There is YouTube, which is, or was, the first stop. And Blinx which appears to be a professional job but is a bit irritating in that I can't ever seem to find something I want to watch, and it has annoying American ads. And then of course Google has got in on the game. And then there are some smaller ones.
I've checked them all out and, frankly, they're amusing for 10 minutes or so but you soon tire of them. Basically it's low-quality news clips, five-minute Japanese animations and occasional “You've Been Framed” idiot moments. There are some spoofs which range massively in quality – with most in the low-end.
There was one great spoof for the sequel to Titanic: “Titanic: Two the surface”. But these gems are few and far between. Google has spawned a miniature culture of people miming to pop songs which is amusing but will disappear into Net folklore in next to no time.
But it has great potential.
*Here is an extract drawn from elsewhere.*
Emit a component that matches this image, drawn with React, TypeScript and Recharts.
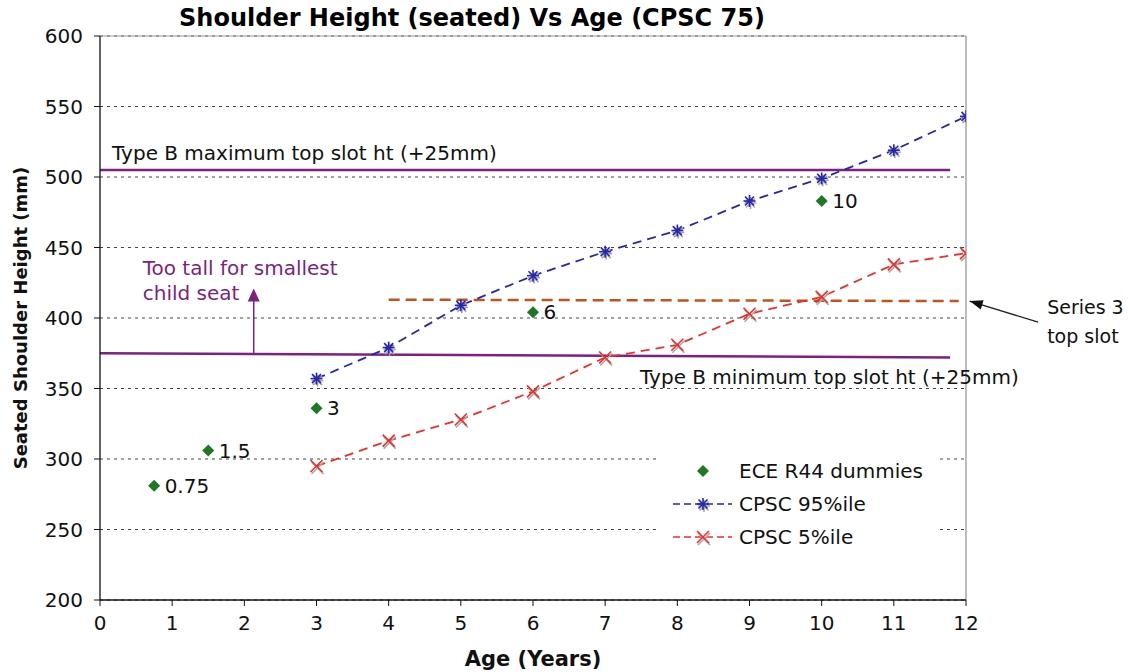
import {
  CartesianGrid,
  ComposedChart,
  LabelList,
  Line,
  ReferenceLine,
  Scatter,
  XAxis,
  YAxis,
} from "recharts";

const FONT = "'DejaVu Sans', Verdana, sans-serif";
const FS = 20;

const ageTicks = [0, 1, 2, 3, 4, 5, 6, 7, 8, 9, 10, 11, 12];
const heightTicks = [200, 250, 300, 350, 400, 450, 500, 550, 600];

// CPSC 75 percentiles, ages 3..12
const cpscAges = [3, 4, 5, 6, 7, 8, 9, 10, 11, 12];
const cpsc95 = [357, 379, 409, 430, 447, 462, 483, 499, 519, 543];
const cpsc5 = [295, 313, 328, 348, 372, 381, 403, 415, 438, 446];

// ECE R44 dummies
const dummyAges = [0.75, 1.5, 3, 6, 10];
const dummyHeights = [281, 306, 336, 404, 483];
const dummyLabels = ["0.75", "1.5", "3", "6", "10"];

// slot lines
const typeBMax = 505;
const typeBMinStart = 375;
const typeBMinEnd = 372;
const series3Start = 413;
const series3End = 412;

const p95Data = cpscAges.map((age, i) => ({ age, height: cpsc95[i] }));
const p5Data = cpscAges.map((age, i) => ({ age, height: cpsc5[i] }));
const dummyData = dummyAges.map((age, i) => ({
  age,
  height: dummyHeights[i],
  label: dummyLabels[i],
}));

const PURPLE = "#7d1f83";
const BLUE = "#2626b0";
const RED = "#ec2f2a";
const GREEN = "#1c7a24";
const BROWN = "#c0541a";

const Star = ({ cx, cy }: any) => {
  if (cx == null || cy == null) return null;
  const r = 6;
  const d = 4.5;
  const lines = (dx: number, dy: number, color: string) => (
    <g stroke={color} strokeWidth={1.6}>
      <line x1={cx + dx - r} y1={cy + dy} x2={cx + dx + r} y2={cy + dy} />
      <line x1={cx + dx} y1={cy + dy - r} x2={cx + dx} y2={cy + dy + r} />
      <line x1={cx + dx - d} y1={cy + dy - d} x2={cx + dx + d} y2={cy + dy + d} />
      <line x1={cx + dx - d} y1={cy + dy + d} x2={cx + dx + d} y2={cy + dy - d} />
    </g>
  );
  return (
    <g>
      {lines(1, 2, "#a8a8a8")}
      {lines(0, 0, BLUE)}
    </g>
  );
};

const Cross = ({ cx, cy }: any) => {
  if (cx == null || cy == null) return null;
  const r = 6;
  const lines = (dx: number, dy: number, color: string) => (
    <g stroke={color} strokeWidth={1.6}>
      <line x1={cx + dx - r} y1={cy + dy - r} x2={cx + dx + r} y2={cy + dy + r} />
      <line x1={cx + dx - r} y1={cy + dy + r} x2={cx + dx + r} y2={cy + dy - r} />
    </g>
  );
  return (
    <g>
      {lines(1, 2, "#a8a8a8")}
      {lines(0, 0, RED)}
    </g>
  );
};

const Diamond = ({ cx, cy }: any) => {
  if (cx == null || cy == null) return null;
  const r = 6;
  return (
    <polygon
      points={`${cx},${cy - r} ${cx + r},${cy} ${cx},${cy + r} ${cx - r},${cy}`}
      fill={GREEN}
    />
  );
};

const MaxShape = ({ x1, y1, x2, y2 }: any) => (
  <g>
    <line x1={x1} y1={y1} x2={x2} y2={y2} stroke={PURPLE} strokeWidth={2.5} />
    <text x={x1 + 12} y={y1 - 10} fontSize={FS} fill="#111" fontFamily={FONT}>
      Type B maximum top slot ht (+25mm)
    </text>
  </g>
);

const MinShape = ({ x1, y1, x2, y2 }: any) => (
  <g>
    <line x1={x1} y1={y1} x2={x2} y2={y2} stroke={PURPLE} strokeWidth={2.5} />
    <text x={x1 + 540} y={y1 + 31} fontSize={FS} fill="#111" fontFamily={FONT}>
      Type B minimum top slot ht (+25mm)
    </text>
  </g>
);

const TooTallShape = ({ x1, y1, x2, y2 }: any) => (
  <g>
    <line x1={x1} y1={y1} x2={x2} y2={y2 + 10} stroke={PURPLE} strokeWidth={1.5} />
    <polygon
      points={`${x2},${y2} ${x2 - 6},${y2 + 13} ${x2 + 6},${y2 + 13}`}
      fill={PURPLE}
    />
    <text x={x2 - 111} y={y2 - 13} fontSize={FS} fill={PURPLE} fontFamily={FONT}>
      Too tall for smallest
    </text>
    <text x={x2 - 111} y={y2 + 12} fontSize={FS} fill={PURPLE} fontFamily={FONT}>
      child seat
    </text>
  </g>
);

const Series3Arrow = ({ x1, y1, x2, y2 }: any) => {
  const ang = Math.atan2(y2 - y1, x2 - x1);
  const len = 14;
  const spread = 0.35;
  const ax = x2 - len * Math.cos(ang - spread);
  const ay = y2 - len * Math.sin(ang - spread);
  const bx = x2 - len * Math.cos(ang + spread);
  const by = y2 - len * Math.sin(ang + spread);
  return (
    <g>
      <line x1={x1} y1={y1} x2={x2} y2={y2} stroke="#222" strokeWidth={1.3} />
      <polygon points={`${x2},${y2} ${ax},${ay} ${bx},${by}`} fill="#111" />
      <text x={x1 + 9} y={y1 - 8} fontSize={19} fill="#111" fontFamily={FONT}>
        Series 3
      </text>
      <text x={x1 + 9} y={y1 + 21} fontSize={19} fill="#111" fontFamily={FONT}>
        top slot
      </text>
    </g>
  );
};

const legendItems = [
  { name: "ECE R44 dummies", kind: "diamond" },
  { name: "CPSC 95%ile", kind: "star" },
  { name: "CPSC 5%ile", kind: "cross" },
];

const LegendBox = () => (
  <svg
    width={280}
    height={105}
    style={{ position: "absolute", left: 660, top: 452, background: "#fff" }}
  >
    {legendItems.map((item, i) => {
      const y = 19 + i * 33;
      return (
        <g key={item.name}>
          {item.kind !== "diamond" && (
            <line
              x1={13}
              y1={y}
              x2={72}
              y2={y}
              stroke={item.kind === "star" ? BLUE : RED}
              strokeWidth={1.3}
              strokeDasharray="7 4"
            />
          )}
          {item.kind === "diamond" && <Diamond cx={43} cy={y} />}
          {item.kind === "star" && <Star cx={43} cy={y} />}
          {item.kind === "cross" && <Cross cx={43} cy={y} />}
          <text x={79} y={y + 7} fontSize={FS} fill="#111" fontFamily={FONT}>
            {item.name}
          </text>
        </g>
      );
    })}
  </svg>
);

export default function App() {
  return (
    <div
      style={{
        position: "absolute",
        left: 0,
        top: 0,
        width: 1130,
        height: 672,
        overflow: "hidden",
        background: "#fff",
        fontFamily: FONT,
      }}
    >
      <div
        style={{
          position: "absolute",
          left: 0,
          top: 4,
          width: 944,
          textAlign: "center",
          fontWeight: "bold",
          fontSize: 24,
          color: "#000",
          zIndex: 2,
        }}
      >
        Shoulder Height (seated) Vs Age (CPSC 75)
      </div>
      <ComposedChart
        width={1130}
        height={672}
        margin={{ top: 36, right: 164, bottom: 42, left: 40 }}
        style={{ fontFamily: FONT }}
      >
        <CartesianGrid
          vertical={false}
          stroke="#444"
          strokeDasharray="3 4"
          strokeWidth={1}
        />
        <XAxis
          type="number"
          dataKey="age"
          domain={[0, 12]}
          ticks={ageTicks}
          allowDataOverflow
          axisLine={{ stroke: "#111", strokeWidth: 1.3 }}
          tickLine={{ stroke: "#111" }}
          tickSize={6}
          tickMargin={10}
          tick={{ fill: "#111", fontSize: FS }}
          height={30}
          label={{
            value: "Age (Years)",
            position: "insideBottom",
            offset: -36,
            fontWeight: "bold",
            fontSize: 21,
            fill: "#111",
          }}
        />
        <YAxis
          type="number"
          domain={[200, 600]}
          ticks={heightTicks}
          allowDataOverflow
          width={60}
          axisLine={{ stroke: "#111", strokeWidth: 1.3 }}
          tickLine={{ stroke: "#111" }}
          tickSize={6}
          tickMargin={11}
          tick={{ fill: "#111", fontSize: FS }}
          label={{
            value: "Seated Shoulder Height (mm)",
            angle: -90,
            position: "insideLeft",
            offset: -19,
            fontWeight: "bold",
            fontSize: 18,
            fill: "#111",
            style: { textAnchor: "middle" },
          }}
        />
        <ReferenceLine y={600} stroke="#999" strokeWidth={1} />
        <ReferenceLine x={12} stroke="#999" strokeWidth={1.3} />
        <ReferenceLine
          segment={[
            { x: 0, y: typeBMax },
            { x: 11.78, y: typeBMax },
          ]}
          shape={MaxShape}
        />
        <ReferenceLine
          segment={[
            { x: 0, y: typeBMinStart },
            { x: 11.78, y: typeBMinEnd },
          ]}
          shape={MinShape}
        />
        <ReferenceLine
          segment={[
            { x: 2.13, y: 375 },
            { x: 2.13, y: 421 },
          ]}
          shape={TooTallShape}
        />
        <ReferenceLine
          segment={[
            { x: 4, y: series3Start },
            { x: 11.9, y: series3End },
          ]}
          stroke={BROWN}
          strokeWidth={2.5}
          strokeDasharray="11 6"
        />
        <ReferenceLine
          segment={[
            { x: 13, y: 397 },
            { x: 12.05, y: 412 },
          ]}
          ifOverflow="visible"
          shape={Series3Arrow}
        />
        <Line
          data={p95Data}
          dataKey="height"
          name="CPSC 95%ile"
          stroke={BLUE}
          strokeWidth={1.8}
          strokeDasharray="9 6"
          dot={<Star />}
          activeDot={false}
          isAnimationActive={false}
        />
        <Line
          data={p5Data}
          dataKey="height"
          name="CPSC 5%ile"
          stroke={RED}
          strokeWidth={1.8}
          strokeDasharray="9 6"
          dot={<Cross />}
          activeDot={false}
          isAnimationActive={false}
        />
        <Scatter
          data={dummyData}
          dataKey="height"
          name="ECE R44 dummies"
          shape={<Diamond />}
          isAnimationActive={false}
        >
          <LabelList
            dataKey="label"
            position="right"
            offset={6}
            fontSize={FS}
            fill="#111"
          />
        </Scatter>
      </ComposedChart>
      <LegendBox />
    </div>
  );
}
Joitchi Ito for example has put a full-length TV programme on his blog (most of it is unfortunately in Japanese) about Creative Commons and himself and so on. This is clearly a wonderful step forward – but it still required the skills of a director.
Are millions of people going to learn how to do complex filming and editing? I doubt it very much. But then who cares, because what the Internet is doing – all over again – is opening up the whole market. If you are good, if the films you make are original and interesting you *will* be found by the industry. That is a wonderful gift to budding film-makers.
Which is why I find it strange that there aren't a massive proliferation of film-maker websites. There is one at Undergroundfilm.org. But I have to say I thought the top-rated short was pretty poor. Still, I imagine we'll see lots more of these.
And good because I have been itching to join this revolution. I went on a BBC filming course late last year for this very reason. I can't wait to get my book finished so I can go buy a video camera and start knocking out high-quality videos – interviews, reviews, daft shorts and so on.
The BBC is also leading the field here because it isn't worried about being ripped off like the commercial providers. For example you can already get some BBC2 programmes online, repeats if you missed a programme and so on. If you have video editing software, you can grab these programmes and save them on your hard drive and then share them over P2P networks of course – opening up the TV industry to the exact same issues facing the music and film industries.
Of course from the industry side of things, it really, really needs to learn the lessons of the past and spend less time and money worrying about the impact and then trying to curb it through the law courts and instead build its own high-quality system which it can add small charges to.
After all, most people do prefer the real thing to piracy – but more importantly, they can't be arsed to go searching around the Internet finding bits and bobs – they want to go to one place and just check out what is there. The simpler the industry makes that process for the average Net user, the less it has to fear from digital piracy.
As for Average Joe who wants to makes videos and stick them up online however, the big, big stumbling block is that making video costs a lot of money and takes a lot of time. And that means if the financial rewards aren't there and adequate, it is not going to be possible to step alot of time doing it. We shall see if people are willing to pay for video in a way they aren't for blogging and podcasting. It's possible. But I'm not holding my breath. Internet users would much rather laugh at a woman falling over while trying to throw a javelin.